Goal of the exercise :: Will you repeat only the lines from the one with "Give me the D3.js source for this chart." through the one with "1.1e-11, 1.0e-11, 0.9e-11];", both included, leaving every picture out?

Records for this exercise ::
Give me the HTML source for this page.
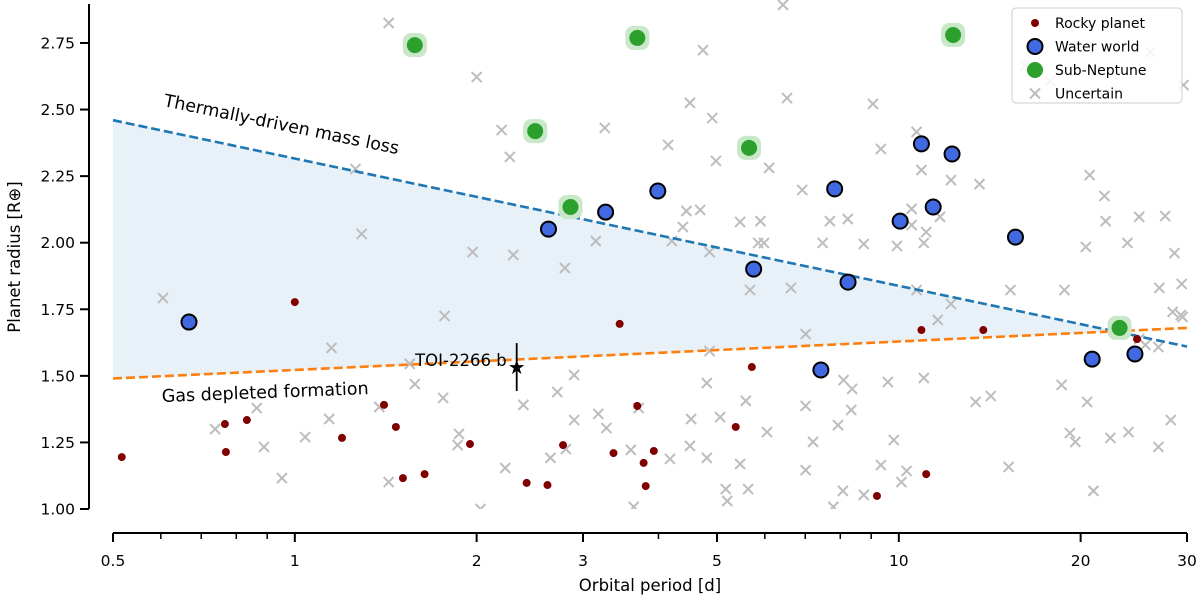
<!DOCTYPE html>
<html><head><meta charset="utf-8"><style>
body{margin:0;background:#fff;}
svg{display:block;font-family:"DejaVu Sans","Liberation Sans",sans-serif;}
</style></head><body>
<svg id="chart" width="1200" height="600" viewBox="0 0 1200 600">
<defs><clipPath id="clip"><rect x="89" y="0" width="1105" height="509"/></clipPath></defs>
<g id="plot" clip-path="url(#clip)"></g>
<g id="axes"></g>
<g id="legend"></g>
</svg>
<script>
const xTicks=[0.5,1,2,3,5,10,20,30];
const xMinor=[0.6,0.7,0.8,0.9,4,6,7,8,9];
const yTicks=[1.00,1.25,1.50,1.75,2.00,2.25,2.50,2.75];
const upperLine=[[0.5,2.46],[30,1.61]];
const lowerLine=[[0.5,1.49],[30,1.68]];
const rockyP=[0.517,0.769,0.766,0.833,1.0,1.197,1.405,1.47,1.51,1.64,1.95,2.42,2.62,2.78,3.37,3.45,3.69,3.78,3.81,3.93,5.71,5.37,9.2,11.1,10.9,13.8,24.8];
const rockyR=[1.195,1.214,1.319,1.334,1.777,1.267,1.391,1.308,1.116,1.131,1.244,1.098,1.09,1.24,1.21,1.695,1.387,1.173,1.086,1.218,1.533,1.308,1.049,1.131,1.672,1.672,1.638];
const waterP=[0.668,2.63,3.27,3.99,5.75,7.83,7.43,8.24,10.05,10.9,11.4,12.25,15.6,20.9,24.6];
const waterR=[1.702,2.051,2.115,2.194,1.901,2.202,1.522,1.852,2.081,2.371,2.134,2.333,2.021,1.563,1.582];
const subP=[1.58,2.5,3.69,5.65,2.86,12.3,23.2];
const subR=[2.742,2.419,2.769,2.356,2.134,2.78,1.68];
const uncP=[1.43,2.0,4.74,6.43,16.2,17.8,29.6,26.1,2.2,2.27,3.26,4.15,4.51,4.91,4.98,6.1,6.53,6.92,7.69,9.06,9.34,10.7,10.9,11.1,12.2,13.6,20.7,21.9,25.0,27.6,22.0,23.9,28.6,1.26,1.29,1.97,2.3,2.8,3.15,4.21,4.39,4.45,4.69,4.86,5.46,5.85,5.9,5.98,5.67,6.63,7.01,7.48,8.23,8.75,9.93,10.5,10.7,11.0,11.7,12.2,11.6,10.5,15.3,18.8,20.4,27.0,29.4,29.5,28.4,0.605,1.15,1.77,1.55,1.58,1.38,0.738,0.865,0.889,0.952,1.04,1.14,1.43,1.87,1.76,1.86,2.23,2.39,2.65,2.81,2.9,2.72,2.9,3.18,3.28,3.71,3.6,4.18,4.51,4.53,4.81,4.86,4.81,5.06,5.17,5.2,5.58,5.46,5.63,6.05,7.01,7.01,7.21,7.93,8.08,8.37,8.34,8.75,9.34,9.81,10.1,10.3,9.59,8.1,11.0,13.4,14.2,15.2,19.6,21.0,22.4,24.0,26.9,28.2,25.0,29.3,20.5,18.6,19.2,3.64,2.03,7.79,26.9,25.6];
const uncR=[2.825,2.622,2.723,2.893,2.664,2.607,2.592,2.716,2.423,2.322,2.431,2.367,2.525,2.468,2.307,2.281,2.543,2.198,2.081,2.521,2.352,2.416,2.273,2.04,2.235,2.22,2.254,2.175,2.097,2.1,2.081,1.999,1.961,2.277,2.033,1.965,1.954,1.905,2.006,2.006,2.059,2.119,2.123,1.965,2.078,1.999,2.081,1.999,1.822,1.83,1.657,1.999,2.089,1.995,1.988,2.127,1.822,1.999,2.097,1.77,1.71,2.066,1.822,1.822,1.984,1.83,1.845,1.721,1.74,1.792,1.605,1.725,1.545,1.469,1.383,1.3,1.379,1.233,1.116,1.27,1.338,1.101,1.282,1.417,1.24,1.154,1.391,1.192,1.225,1.503,1.439,1.334,1.357,1.304,1.379,1.222,1.188,1.237,1.338,1.473,1.593,1.192,1.345,1.075,1.03,1.406,1.169,1.075,1.289,1.387,1.146,1.252,1.315,1.068,1.451,1.372,1.053,1.165,1.259,1.101,1.143,1.477,1.484,1.492,1.402,1.424,1.158,1.252,1.068,1.267,1.289,1.233,1.334,1.638,1.728,1.402,1.466,1.285,1.008,1.0,1.008,1.608,1.616];
const toiP=[2.33];
const toiR=[1.533];
const toiErr=[0.09];

const NS='http://www.w3.org/2000/svg';
const X=v=>113+Math.log10(v/0.5)/Math.log10(60)*1074;
const Y=v=>509-(v-1)*266.3;
function mk(tag,attrs,parent,text){const e=document.createElementNS(NS,tag);for(const k in attrs)e.setAttribute(k,attrs[k]);if(text!==undefined)e.textContent=text;parent.appendChild(e);return e;}
const plot=document.getElementById('plot'),axes=document.getElementById('axes'),leg=document.getElementById('legend');

const slopeU=(upperLine[1][1]-upperLine[0][1])/(Math.log10(upperLine[1][0])-Math.log10(upperLine[0][0]));
const slopeL=(lowerLine[1][1]-lowerLine[0][1])/(Math.log10(lowerLine[1][0])-Math.log10(lowerLine[0][0]));
const lx0=Math.log10(upperLine[0][0]);
const lxi=lx0+(upperLine[0][1]-lowerLine[0][1])/(slopeL-slopeU);
const xi=Math.pow(10,lxi), yi=upperLine[0][1]+slopeU*(lxi-lx0);
let shade=mk('polygon',{points:`${X(upperLine[0][0])},${Y(upperLine[0][1])} ${X(xi)},${Y(yi)} ${X(lowerLine[0][0])},${Y(lowerLine[0][1])}`,fill:'#e8f0f8'},plot);



uncP.forEach((p,i)=>{const x=X(p),y=Y(uncR[i]);
 const g=mk('path',{d:`M${x-5},${y-5}L${x+5},${y+5}M${x-5},${y+5}L${x+5},${y-5}`,stroke:'#bdbdbd','stroke-width':2,fill:'none'},plot);
 
 });
[[upperLine,'#1f77b4','thermal-mass-loss-line'],[lowerLine,'#ff7f0e','gas-depleted-line']].forEach(([L,c,n])=>{
 const l=mk('line',{x1:X(L[0][0]),y1:Y(L[0][1]),x2:X(L[1][0]),y2:Y(L[1][1]),stroke:c,'stroke-width':2.6,'stroke-dasharray':'9,4'},plot);
 
 });
rockyP.forEach((p,i)=>{const c=mk('circle',{cx:X(p),cy:Y(rockyR[i]),r:4,fill:'#800000'},plot);
 
 });
waterP.forEach((p,i)=>{const c=mk('circle',{cx:X(p),cy:Y(waterR[i]),r:7.5,fill:'#4169e1',stroke:'#000','stroke-width':2},plot);
 
 });
subP.forEach((p,i)=>{const x=X(p),y=Y(subR[i]);
 const h=mk('rect',{x:x-12,y:y-12,width:24,height:24,rx:8,fill:'#c9e8c9'},plot);
 
 
 const c=mk('circle',{cx:x,cy:y,r:8,fill:'#2ca02c'},plot);
 
 });
toiP.forEach((p,i)=>{const x=X(p),y=Y(toiR[i]);
 const e=mk('line',{x1:x,y1:Y(toiR[i]+toiErr[i]),x2:x,y2:Y(toiR[i]-toiErr[i]),stroke:'#000','stroke-width':1.8},plot);
 
 
 const s=mk('text',{x:x,y:y+7,'text-anchor':'middle','font-size':20,fill:'#000'},plot,'★');
 
 
 const t=mk('text',{x:x-10,y:y-1,'text-anchor':'end','font-size':16.5,fill:'#000'},plot,'TOI-2266 b');
 
 });
let a1=mk('text',{x:0,y:0,'font-size':17.5,transform:'translate(163,106) rotate(11.6)'},plot,'Thermally-driven mass loss');


let a2=mk('text',{x:0,y:0,'font-size':17.5,transform:'translate(162,402) rotate(-2.2)'},plot,'Gas depleted formation');



let ys=mk('line',{x1:89,y1:4,x2:89,y2:509,stroke:'#000','stroke-width':2},axes);


let xs=mk('line',{x1:113,y1:533,x2:1187,y2:533,stroke:'#000','stroke-width':2},axes);


yTicks.forEach(v=>{const y=Y(v);
 mk('line',{x1:80,y1:y,x2:89,y2:y,stroke:'#000','stroke-width':2},axes);
 const t=mk('text',{x:75,y:y+5.5,'text-anchor':'end','font-size':15.5},axes,v.toFixed(2));
 
 });
xTicks.forEach(v=>{const x=X(v);
 mk('line',{x1:x,y1:533,x2:x,y2:542,stroke:'#000','stroke-width':2},axes);
 const t=mk('text',{x:x,y:566,'text-anchor':'middle','font-size':15.5},axes,String(v));
 
 });
xMinor.forEach(v=>{const x=X(v);mk('line',{x1:x,y1:533,x2:x,y2:539,stroke:'#000','stroke-width':1.5},axes);});
let xl=mk('text',{x:650,y:591,'text-anchor':'middle','font-size':16.5},axes,'Orbital period [d]');


let yl=mk('text',{x:0,y:0,'text-anchor':'middle','font-size':16.5,transform:'translate(20,257) rotate(-90)'},axes,'Planet radius [R⊕]');



let lb=mk('rect',{x:1012,y:8,width:170,height:95,rx:4,fill:'#fff','fill-opacity':0.85,stroke:'#ccc'},leg);


const legNames=['Rocky planet','Water world','Sub-Neptune','Uncertain'];
legNames.forEach((n,i)=>{const y=23+i*23.5,x=1035;
 if(i==0)mk('circle',{cx:x,cy:y,r:4,fill:'#800000'},leg);
 if(i==1)mk('circle',{cx:x,cy:y,r:7.5,fill:'#4169e1',stroke:'#000','stroke-width':2},leg);
 if(i==2)mk('circle',{cx:x,cy:y,r:8,fill:'#2ca02c'},leg);
 if(i==3)mk('path',{d:`M${x-5},${y-5}L${x+5},${y+5}M${x-5},${y+5}L${x+5},${y-5}`,stroke:'#bdbdbd','stroke-width':2},leg);
 const t=mk('text',{x:1055,y:y+5,'font-size':14},leg,n);
 
 });
</script>
</body></html>
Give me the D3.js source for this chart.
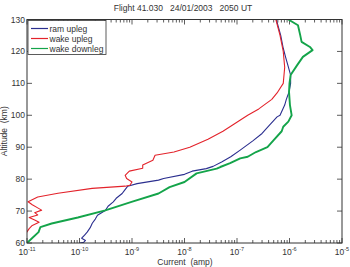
<!DOCTYPE html>
<html>
<head>
<meta charset="utf-8">
<script src="https://cdn.jsdelivr.net/npm/d3@7"></script>
<style>
  body { margin: 0; background: #fff; }
  text { font-family: "Liberation Sans", Arial, sans-serif; fill: #333; }
</style>
</head>
<body>
<div id="chart"></div>
<script>

// altitude (km) and current (amp)
var ramAlt = [130, 125, 121, 118, 115.7, 112.6, 110, 107.3, 105, 103.2, 100, 99.5, 97, 94.3, 92, 89.1, 87, 85.4, 84, 83.3, 82.5, 81.5, 80.2, 79.7, 78.6, 77.8, 76.5, 75.5, 74, 72.9, 71.5, 70.2, 68.7, 67.5, 66.2, 64.8, 63.4, 62.5, 61.5, 60.8, 60.2, 60];
var ramCur = [5.6e-7, 6.8e-7, 7.6e-7, 8.5e-7, 9.3e-7, 1.05e-6, 1.05e-6, 9.8e-7, 8.7e-7, 8.1e-7, 6.6e-7, 5.8e-7, 4.2e-7, 3.0e-7, 2.0e-7, 1.15e-7, 7.6e-8, 5.1e-8, 3.5e-8, 2.6e-8, 1.4e-8, 1.0e-8, 4.0e-9, 3.2e-9, 1.25e-9, 8.3e-10, 7.2e-10, 6.5e-10, 5.0e-10, 4.4e-10, 3.5e-10, 3.1e-10, 2.2e-10, 2.0e-10, 1.75e-10, 1.6e-10, 1.4e-10, 1.25e-10, 1.1e-10, 1.3e-10, 1.2e-10, 1.0e-10];

var wakeUpAlt = [130, 125, 120, 115, 110, 107, 105, 102, 100, 97.5, 95, 92.5, 90, 88.5, 87.5, 85.9, 84.4, 83.4, 82.5, 81.2, 80.2, 79.1, 78.1, 77.8, 77.1, 75.6, 74.4, 72.9, 72, 71, 70.3, 69.5, 68.8, 68, 67.2, 66.5, 65.5, 64.5, 63.5, 62.5];
var wakeUpCur = [5.5e-7, 6.6e-7, 7.6e-7, 8.1e-7, 7.6e-7, 5.8e-7, 4.6e-7, 2.6e-7, 1.6e-7, 9.3e-8, 5.4e-8, 2.8e-8, 1.26e-8, 6.3e-9, 2.75e-9, 2.5e-9, 1.6e-9, 1.6e-9, 8.9e-10, 7.4e-10, 7.9e-10, 1.0e-9, 9.1e-10, 7.4e-10, 1.74e-10, 3.9e-11, 1.6e-11, 1.05e-11, 1.26e-11, 1.6e-11, 1.9e-11, 1.4e-11, 1.6e-11, 1.1e-11, 1.4e-11, 1.7e-11, 1.26e-11, 1.1e-11, 1.0e-11, 0.9e-11];

var wakeDownAlt = [130, 128.2, 125.1, 123, 121.4, 120.4, 118.3, 115.7, 112.6, 110, 107.3, 103.2, 100, 98, 96.4, 95, 92.2, 90, 88.5, 87, 86.5, 85, 83.8, 83.3, 81.8, 79.1, 77.5, 75.5, 72.9, 70.2, 68, 66.1, 65, 63.4, 61.4, 60];
var wakeDownCur = [9.5e-7, 1.45e-6, 1.6e-6, 1.7e-6, 2.45e-6, 2.75e-6, 1.8e-6, 1.4e-6, 1.05e-6, 1.0e-6, 9.8e-7, 1.02e-6, 1.1e-6, 9.5e-7, 7.6e-7, 7.1e-7, 5.0e-7, 3.8e-7, 2.3e-7, 1.6e-7, 1.15e-7, 7.4e-8, 4.8e-8, 4.1e-8, 1.7e-8, 1.0e-8, 5.2e-9, 3.2e-9, 9.8e-10, 3.1e-10, 9.3e-11, 2.95e-11, 1.8e-11, 1.66e-11, 1.23e-11, 1.0e-11];

var seriesNames = ["ram upleg", "wake upleg", "wake downleg"];
var seriesColors = ["#2b2f8f", "#e3232b", "#14a44a"];
var altTicks = [60, 70, 80, 90, 100, 110, 120, 130];
var decadeTicks = [1e-11, 1e-10, 1e-9, 1e-8, 1e-7, 1e-6, 1e-5];

var width = 350, height = 267;
var padL = 27, padR = 342, padT = 19.5, padB = 243;
var fs = 8.5;

var x = d3.scaleLog().domain([1e-11, 1e-5]).range([padL, padR]);
var y = d3.scaleLinear().domain([60, 130]).range([padB, padT]);

var svg = d3.select("#chart").append("svg")
  .attr("width", width).attr("height", height);

svg.append("defs").append("clipPath").attr("id", "plotclip")
  .append("rect").attr("x", padL).attr("y", padT)
  .attr("width", padR - padL).attr("height", padB - padT);

// minor ticks are every 2..9 inside each decade
var minorTicks = x.ticks().filter(function(v) {
  return decadeTicks.indexOf(v) < 0;
});

function drawXTicks(yPos, dir) {
  var g = svg.append("g").attr("stroke", "#333").attr("stroke-width", 0.8);
  g.selectAll(".maj").data(decadeTicks).enter().append("line")
    .attr("x1", function(d) { return x(d); }).attr("x2", function(d) { return x(d); })
    .attr("y1", yPos).attr("y2", yPos + dir * 5);
  g.selectAll(".min").data(minorTicks).enter().append("line")
    .attr("x1", function(d) { return x(d); }).attr("x2", function(d) { return x(d); })
    .attr("y1", yPos).attr("y2", yPos + dir * 3);
}
drawXTicks(padB, -1);
drawXTicks(padT, 1);

function drawYTicks(xPos, dir) {
  svg.append("g").attr("stroke", "#333").attr("stroke-width", 0.8)
    .selectAll("line").data(altTicks).enter().append("line")
    .attr("x1", xPos).attr("x2", xPos + dir * 5)
    .attr("y1", function(d) { return y(d); }).attr("y2", function(d) { return y(d); });
}
drawYTicks(padL, 1);
drawYTicks(padR, -1);

// series lines
var line = d3.line()
  .x(function(d) { return x(d[1]); })
  .y(function(d) { return y(d[0]); });

var series = [
  { alt: ramAlt, cur: ramCur, w: 1.1 },
  { alt: wakeUpAlt, cur: wakeUpCur, w: 1.1 },
  { alt: wakeDownAlt, cur: wakeDownCur, w: 1.9 }
];

var plot = svg.append("g").attr("clip-path", "url(#plotclip)");
series.forEach(function(s, i) {
  var pts = s.alt.map(function(a, j) { return [a, s.cur[j]]; });
  plot.append("path").datum(pts)
    .attr("d", line)
    .attr("fill", "none")
    .attr("stroke", seriesColors[i])
    .attr("stroke-width", s.w)
    .attr("stroke-linejoin", "round");
});

// box
svg.append("rect").attr("x", padL).attr("y", padT)
  .attr("width", padR - padL).attr("height", padB - padT)
  .attr("fill", "none").attr("stroke", "#333").attr("stroke-width", 1);

// x tick labels, 10 with a superscript exponent
var xl = svg.append("g").selectAll("text").data(decadeTicks).enter().append("text")
  .attr("x", function(d) { return x(d); })
  .attr("y", 254.5)
  .attr("text-anchor", "middle")
  .attr("font-size", fs);
xl.append("tspan").text("10");
xl.append("tspan").attr("dy", -4).attr("font-size", 5.5)
  .text(function(d) { return "-" + Math.round(-Math.log10(d)); });

// y tick labels
svg.append("g").selectAll("text").data(altTicks).enter().append("text")
  .attr("x", padL - 2)
  .attr("y", function(d) { return y(d) + 3; })
  .attr("text-anchor", "end")
  .attr("font-size", fs)
  .text(function(d) { return d; });

svg.append("text").attr("x", 183).attr("y", 10.5)
  .attr("text-anchor", "middle").attr("font-size", fs)
  .attr("xml:space", "preserve")
  .text("Flight 41.030   24/01/2003   2050 UT");

svg.append("text").attr("x", 185).attr("y", 264.5)
  .attr("text-anchor", "middle").attr("font-size", fs)
  .attr("xml:space", "preserve")
  .text("Current  (amp)");

svg.append("text")
  .attr("transform", "translate(7," + ((padT + padB) / 2) + ") rotate(-90)")
  .attr("text-anchor", "middle").attr("font-size", fs)
  .attr("xml:space", "preserve")
  .text("Altitude  (km)");

// legend
var leg = svg.append("g");
leg.append("rect").attr("x", padL + 1).attr("y", padT + 1)
  .attr("width", 78).attr("height", 34)
  .attr("fill", "#fff").attr("stroke", "#333").attr("stroke-width", 0.8);
seriesNames.forEach(function(name, i) {
  var ly = 28.5 + i * 10;
  leg.append("line").attr("x1", 31).attr("x2", 48)
    .attr("y1", ly).attr("y2", ly)
    .attr("stroke", seriesColors[i]).attr("stroke-width", 1.2);
  leg.append("text").attr("x", 49.5).attr("y", ly + 3)
    .attr("font-size", fs).text(name);
});

</script>
</body>
</html>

Answer for this exercise ::
Give me the D3.js source for this chart.
<!DOCTYPE html>
<html>
<head>
<meta charset="utf-8">
<script src="https://cdn.jsdelivr.net/npm/d3@7"></script>
<style>
  body { margin: 0; background: #fff; }
  text { font-family: "Liberation Sans", Arial, sans-serif; fill: #333; }
</style>
</head>
<body>
<div id="chart"></div>
<script>

// altitude (km) and current (amp)
var ramAlt = [130, 125, 121, 118, 115.7, 112.6, 110, 107.3, 105, 103.2, 100, 99.5, 97, 94.3, 92, 89.1, 87, 85.4, 84, 83.3, 82.5, 81.5, 80.2, 79.7, 78.6, 77.8, 76.5, 75.5, 74, 72.9, 71.5, 70.2, 68.7, 67.5, 66.2, 64.8, 63.4, 62.5, 61.5, 60.8, 60.2, 60];
var ramCur = [5.6e-7, 6.8e-7, 7.6e-7, 8.5e-7, 9.3e-7, 1.05e-6, 1.05e-6, 9.8e-7, 8.7e-7, 8.1e-7, 6.6e-7, 5.8e-7, 4.2e-7, 3.0e-7, 2.0e-7, 1.15e-7, 7.6e-8, 5.1e-8, 3.5e-8, 2.6e-8, 1.4e-8, 1.0e-8, 4.0e-9, 3.2e-9, 1.25e-9, 8.3e-10, 7.2e-10, 6.5e-10, 5.0e-10, 4.4e-10, 3.5e-10, 3.1e-10, 2.2e-10, 2.0e-10, 1.75e-10, 1.6e-10, 1.4e-10, 1.25e-10, 1.1e-10, 1.3e-10, 1.2e-10, 1.0e-10];

var wakeUpAlt = [130, 125, 120, 115, 110, 107, 105, 102, 100, 97.5, 95, 92.5, 90, 88.5, 87.5, 85.9, 84.4, 83.4, 82.5, 81.2, 80.2, 79.1, 78.1, 77.8, 77.1, 75.6, 74.4, 72.9, 72, 71, 70.3, 69.5, 68.8, 68, 67.2, 66.5, 65.5, 64.5, 63.5, 62.5];
var wakeUpCur = [5.5e-7, 6.6e-7, 7.6e-7, 8.1e-7, 7.6e-7, 5.8e-7, 4.6e-7, 2.6e-7, 1.6e-7, 9.3e-8, 5.4e-8, 2.8e-8, 1.26e-8, 6.3e-9, 2.75e-9, 2.5e-9, 1.6e-9, 1.6e-9, 8.9e-10, 7.4e-10, 7.9e-10, 1.0e-9, 9.1e-10, 7.4e-10, 1.74e-10, 3.9e-11, 1.6e-11, 1.05e-11, 1.26e-11, 1.6e-11, 1.9e-11, 1.4e-11, 1.6e-11, 1.1e-11, 1.4e-11, 1.7e-11, 1.26e-11, 1.1e-11, 1.0e-11, 0.9e-11];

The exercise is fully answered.